The loss was particularly disappointing since it was essentially a carbon copy of last year’s NCAA setback where 11th-seeded Princeton fell behind another Big East foe, sixth-seeded St. John’s, 34-18 at half on the way to a 65-47 defeat.

“I think we felt last year to win our very first tournament game is really difficult,” said Banghart.

“We had a lot of kids back from that team. I thought we were well prepared and they didn’t do anything we didn’t expect. I just felt that we came unglued in the first half. I would have thought that we had the mental toughness to not roll over so quickly.”

Banghart hopes her returning players will be tougher after the experience last Sunday.

“There are a lot of kids in the locker room who have another chance,” added Banghart, who noted that she will be adding national powers Stanford, Marist, and DePaul to next year’s schedule to help better prepare her team for postseason play.

“It is a long time from now so we have to feel this one and let it hurt and then regroup. We will get one in the tournament. I don’t know when but we will get one. I know how hard it is; I have a lot of respect for this tournament.”

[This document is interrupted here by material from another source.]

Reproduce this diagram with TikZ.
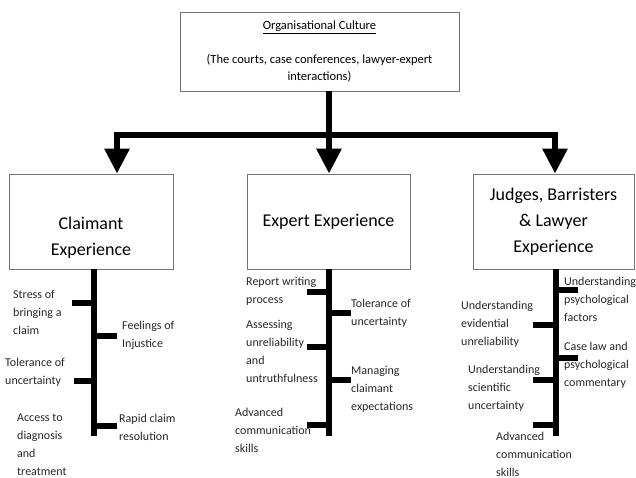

The team’s pair of seniors, Micir and guard Krystal Hill, have certainly earned the respect of their coach.

“You feel how sad they are right now,” said Banghart. “You have to get through that and realize that they won 50 games in their last two years after winning seven in their first year. Getting to the tournament is not enough for this group. It comes down to the more chances you get there, the better chance you have to win.”

Micir, for her part, dissolved into tears when she reflected on not having another chance to play for Princeton.

“It is really disappointing,” said a weeping Micir, who finished her college career with 1,188 points.

“I think the saddest thing is that this is the last time that I get to play with my teammates. Only one team gets to have a happy ending so it’s going to happen this round, the next round, or the round after that unless you are one of the top teams in the tournament.”

In time, Micir will be able take solace from the fact that she was a key factor in bringing Princeton to the top of the Ivy League.